- Requirement
Write out again exactly the lines from the one containing "Reproduce this diagram with TikZ." through the one containing "(0,0) rectangle (638,1056);", both included, and omit the pictures.

- Entries supplied
════

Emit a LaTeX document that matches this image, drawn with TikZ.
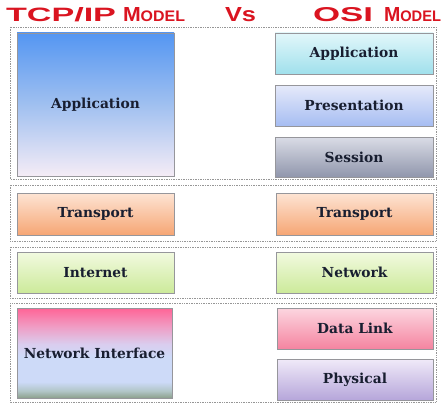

════

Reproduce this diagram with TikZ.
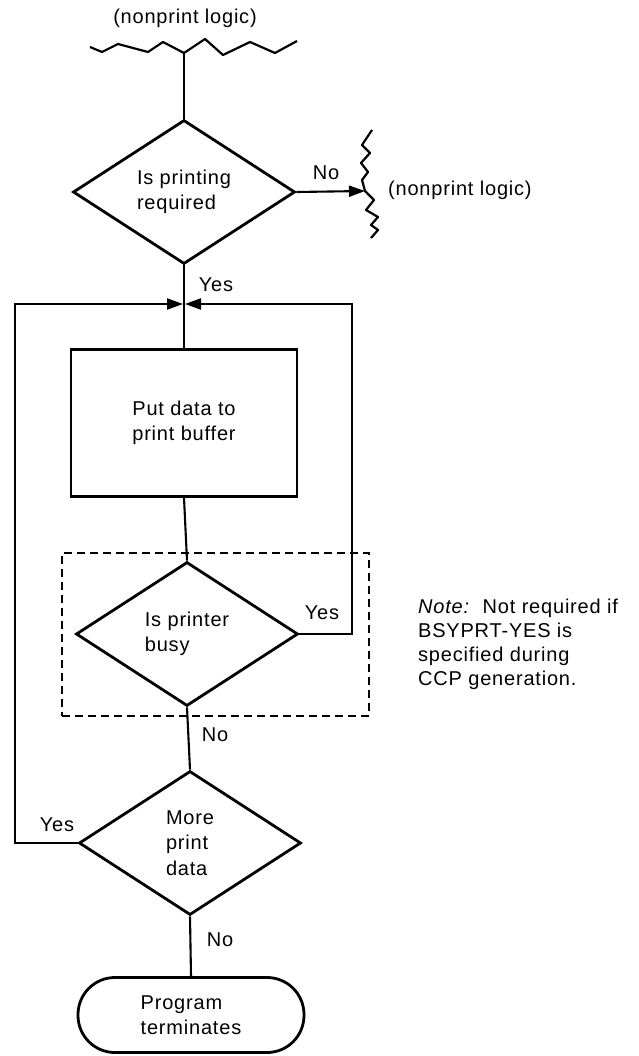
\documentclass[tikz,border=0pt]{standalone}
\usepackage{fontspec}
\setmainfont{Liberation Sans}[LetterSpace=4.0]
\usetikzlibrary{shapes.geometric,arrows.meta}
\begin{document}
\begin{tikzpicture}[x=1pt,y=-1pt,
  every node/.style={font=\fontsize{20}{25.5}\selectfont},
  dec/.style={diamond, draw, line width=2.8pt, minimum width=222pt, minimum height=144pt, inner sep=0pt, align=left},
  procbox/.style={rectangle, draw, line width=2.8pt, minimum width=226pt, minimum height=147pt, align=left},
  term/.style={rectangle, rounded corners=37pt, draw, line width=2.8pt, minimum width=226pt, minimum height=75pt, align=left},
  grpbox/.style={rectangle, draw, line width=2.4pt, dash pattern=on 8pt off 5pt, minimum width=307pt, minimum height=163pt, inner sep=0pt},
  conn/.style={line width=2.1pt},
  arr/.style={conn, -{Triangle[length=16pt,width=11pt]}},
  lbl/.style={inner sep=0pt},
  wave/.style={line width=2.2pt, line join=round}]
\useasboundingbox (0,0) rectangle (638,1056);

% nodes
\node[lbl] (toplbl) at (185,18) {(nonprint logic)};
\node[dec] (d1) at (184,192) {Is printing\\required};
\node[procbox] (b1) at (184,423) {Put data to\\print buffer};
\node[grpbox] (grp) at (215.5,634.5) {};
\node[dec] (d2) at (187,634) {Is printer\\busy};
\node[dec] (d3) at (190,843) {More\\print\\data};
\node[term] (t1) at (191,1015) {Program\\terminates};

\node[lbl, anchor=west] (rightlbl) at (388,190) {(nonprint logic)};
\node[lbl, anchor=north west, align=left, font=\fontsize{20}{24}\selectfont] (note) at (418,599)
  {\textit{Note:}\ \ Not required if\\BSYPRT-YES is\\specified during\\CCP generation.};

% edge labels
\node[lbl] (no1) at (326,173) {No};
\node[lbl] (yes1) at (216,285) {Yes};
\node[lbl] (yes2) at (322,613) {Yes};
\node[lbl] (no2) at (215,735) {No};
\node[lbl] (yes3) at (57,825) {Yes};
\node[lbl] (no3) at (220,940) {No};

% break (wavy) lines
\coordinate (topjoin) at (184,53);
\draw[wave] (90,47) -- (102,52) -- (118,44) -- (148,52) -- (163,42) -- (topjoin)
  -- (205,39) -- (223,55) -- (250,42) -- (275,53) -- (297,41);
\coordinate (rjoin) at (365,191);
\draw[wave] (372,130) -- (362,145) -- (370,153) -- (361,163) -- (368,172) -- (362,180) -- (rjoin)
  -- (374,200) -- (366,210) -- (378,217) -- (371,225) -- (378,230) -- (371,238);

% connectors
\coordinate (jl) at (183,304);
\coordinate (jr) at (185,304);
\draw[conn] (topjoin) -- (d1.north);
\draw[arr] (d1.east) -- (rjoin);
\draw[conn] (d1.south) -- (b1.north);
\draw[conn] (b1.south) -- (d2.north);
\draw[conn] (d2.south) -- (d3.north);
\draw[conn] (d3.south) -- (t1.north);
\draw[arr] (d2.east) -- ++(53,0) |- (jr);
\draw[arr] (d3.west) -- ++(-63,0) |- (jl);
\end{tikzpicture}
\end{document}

════

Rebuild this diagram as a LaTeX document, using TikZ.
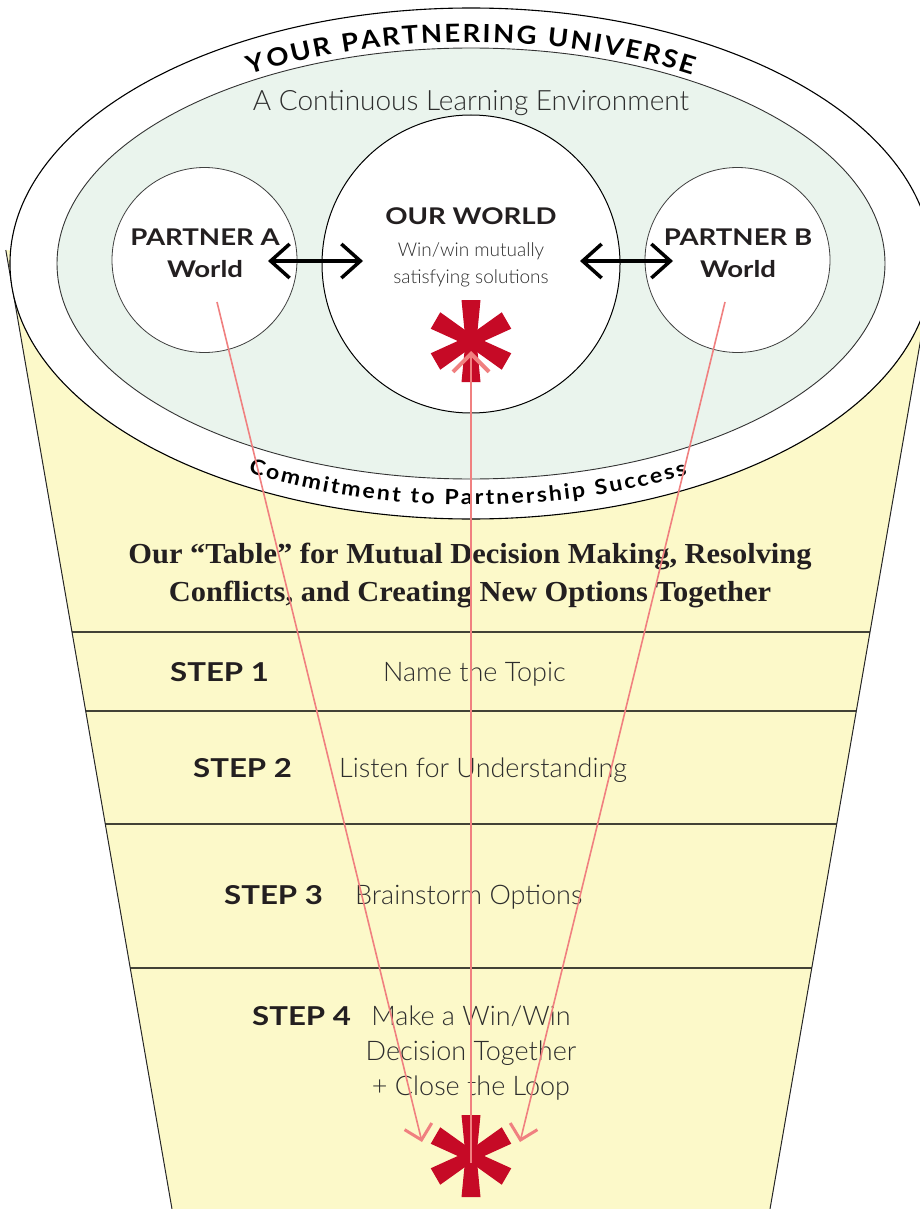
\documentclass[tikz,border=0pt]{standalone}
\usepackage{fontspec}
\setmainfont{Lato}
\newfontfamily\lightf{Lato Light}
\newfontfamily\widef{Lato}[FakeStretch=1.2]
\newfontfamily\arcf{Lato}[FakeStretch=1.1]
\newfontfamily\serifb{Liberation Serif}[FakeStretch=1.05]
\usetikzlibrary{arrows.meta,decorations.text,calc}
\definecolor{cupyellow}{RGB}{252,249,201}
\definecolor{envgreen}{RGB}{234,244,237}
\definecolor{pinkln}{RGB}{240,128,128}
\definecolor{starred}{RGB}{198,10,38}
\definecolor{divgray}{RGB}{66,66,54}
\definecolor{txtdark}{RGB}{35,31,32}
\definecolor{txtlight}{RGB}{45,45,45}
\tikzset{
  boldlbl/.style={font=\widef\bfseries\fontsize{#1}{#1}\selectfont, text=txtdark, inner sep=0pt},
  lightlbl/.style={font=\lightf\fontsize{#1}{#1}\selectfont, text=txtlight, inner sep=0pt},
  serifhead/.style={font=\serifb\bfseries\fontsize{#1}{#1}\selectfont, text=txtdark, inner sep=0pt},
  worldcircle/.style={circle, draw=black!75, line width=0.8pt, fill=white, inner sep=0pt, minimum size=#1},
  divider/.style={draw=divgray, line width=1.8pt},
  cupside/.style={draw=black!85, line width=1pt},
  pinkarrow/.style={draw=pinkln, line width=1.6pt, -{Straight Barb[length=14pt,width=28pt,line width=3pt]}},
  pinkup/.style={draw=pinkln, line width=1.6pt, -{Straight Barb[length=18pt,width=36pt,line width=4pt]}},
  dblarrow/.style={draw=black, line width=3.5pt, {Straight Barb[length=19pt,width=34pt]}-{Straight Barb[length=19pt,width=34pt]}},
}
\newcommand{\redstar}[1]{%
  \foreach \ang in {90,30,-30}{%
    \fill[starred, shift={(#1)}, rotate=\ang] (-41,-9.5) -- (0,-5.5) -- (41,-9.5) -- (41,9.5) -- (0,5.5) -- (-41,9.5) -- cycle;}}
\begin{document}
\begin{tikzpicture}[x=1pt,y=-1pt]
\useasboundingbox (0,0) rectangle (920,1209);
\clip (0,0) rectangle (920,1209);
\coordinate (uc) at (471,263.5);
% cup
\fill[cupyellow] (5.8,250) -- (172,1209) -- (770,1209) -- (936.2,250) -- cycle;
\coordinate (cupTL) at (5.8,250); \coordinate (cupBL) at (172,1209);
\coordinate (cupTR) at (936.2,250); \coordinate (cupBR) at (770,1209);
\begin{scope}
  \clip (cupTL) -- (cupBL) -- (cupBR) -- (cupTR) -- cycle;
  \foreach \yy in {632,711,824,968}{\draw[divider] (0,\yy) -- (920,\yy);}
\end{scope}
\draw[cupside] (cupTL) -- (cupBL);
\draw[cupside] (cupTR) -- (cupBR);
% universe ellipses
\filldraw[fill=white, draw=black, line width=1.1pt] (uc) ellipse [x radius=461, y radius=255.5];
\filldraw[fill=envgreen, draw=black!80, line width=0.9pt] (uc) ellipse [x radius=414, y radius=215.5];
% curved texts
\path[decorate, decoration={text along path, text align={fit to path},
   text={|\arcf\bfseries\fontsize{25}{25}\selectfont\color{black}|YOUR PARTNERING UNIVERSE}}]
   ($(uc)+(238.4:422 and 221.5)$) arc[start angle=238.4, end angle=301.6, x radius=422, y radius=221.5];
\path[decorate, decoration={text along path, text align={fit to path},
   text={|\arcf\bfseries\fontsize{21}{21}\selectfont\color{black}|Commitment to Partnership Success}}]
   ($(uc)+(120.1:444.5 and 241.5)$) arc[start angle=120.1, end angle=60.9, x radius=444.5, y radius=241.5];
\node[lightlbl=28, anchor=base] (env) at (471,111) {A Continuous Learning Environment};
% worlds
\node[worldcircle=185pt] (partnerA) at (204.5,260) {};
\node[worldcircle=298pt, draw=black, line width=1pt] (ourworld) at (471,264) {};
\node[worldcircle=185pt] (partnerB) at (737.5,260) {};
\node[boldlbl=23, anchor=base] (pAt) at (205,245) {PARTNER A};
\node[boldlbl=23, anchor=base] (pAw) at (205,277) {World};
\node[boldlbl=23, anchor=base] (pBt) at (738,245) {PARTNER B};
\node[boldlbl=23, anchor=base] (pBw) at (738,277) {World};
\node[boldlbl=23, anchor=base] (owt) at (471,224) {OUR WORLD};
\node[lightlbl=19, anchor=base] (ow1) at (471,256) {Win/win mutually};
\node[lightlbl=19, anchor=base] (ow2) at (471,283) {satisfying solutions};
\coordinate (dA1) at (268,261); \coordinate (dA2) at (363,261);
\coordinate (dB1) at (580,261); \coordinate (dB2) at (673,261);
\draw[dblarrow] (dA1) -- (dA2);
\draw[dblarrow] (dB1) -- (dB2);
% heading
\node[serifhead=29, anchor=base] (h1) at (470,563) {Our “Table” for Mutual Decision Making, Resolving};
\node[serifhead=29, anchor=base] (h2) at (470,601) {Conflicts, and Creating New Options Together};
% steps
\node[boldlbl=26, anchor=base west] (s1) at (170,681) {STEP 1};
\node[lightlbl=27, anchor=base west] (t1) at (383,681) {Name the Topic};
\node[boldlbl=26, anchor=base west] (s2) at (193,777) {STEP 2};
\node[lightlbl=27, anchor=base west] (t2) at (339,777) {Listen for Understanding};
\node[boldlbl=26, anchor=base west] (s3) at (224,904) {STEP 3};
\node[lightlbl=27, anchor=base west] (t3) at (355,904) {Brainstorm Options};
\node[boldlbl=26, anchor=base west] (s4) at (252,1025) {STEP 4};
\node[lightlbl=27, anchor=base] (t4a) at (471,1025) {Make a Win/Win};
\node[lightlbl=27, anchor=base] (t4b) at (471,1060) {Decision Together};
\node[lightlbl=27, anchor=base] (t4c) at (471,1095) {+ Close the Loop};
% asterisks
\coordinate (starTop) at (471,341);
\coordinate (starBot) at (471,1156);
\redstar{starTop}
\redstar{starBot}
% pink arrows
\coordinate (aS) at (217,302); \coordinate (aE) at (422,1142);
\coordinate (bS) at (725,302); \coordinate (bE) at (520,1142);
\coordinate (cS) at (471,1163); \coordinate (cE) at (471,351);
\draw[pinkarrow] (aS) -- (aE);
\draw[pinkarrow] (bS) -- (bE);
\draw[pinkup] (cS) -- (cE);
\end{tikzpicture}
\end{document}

════

- Worked answer
Reproduce this diagram with TikZ.
\documentclass[tikz,border=0pt]{standalone}
\usepackage{fontspec}
\setmainfont{Liberation Sans}[LetterSpace=4.0]
\usetikzlibrary{shapes.geometric,arrows.meta}
\begin{document}
\begin{tikzpicture}[x=1pt,y=-1pt,
  every node/.style={font=\fontsize{20}{25.5}\selectfont},
  dec/.style={diamond, draw, line width=2.8pt, minimum width=222pt, minimum height=144pt, inner sep=0pt, align=left},
  procbox/.style={rectangle, draw, line width=2.8pt, minimum width=226pt, minimum height=147pt, align=left},
  term/.style={rectangle, rounded corners=37pt, draw, line width=2.8pt, minimum width=226pt, minimum height=75pt, align=left},
  grpbox/.style={rectangle, draw, line width=2.4pt, dash pattern=on 8pt off 5pt, minimum width=307pt, minimum height=163pt, inner sep=0pt},
  conn/.style={line width=2.1pt},
  arr/.style={conn, -{Triangle[length=16pt,width=11pt]}},
  lbl/.style={inner sep=0pt},
  wave/.style={line width=2.2pt, line join=round}]
\useasboundingbox (0,0) rectangle (638,1056);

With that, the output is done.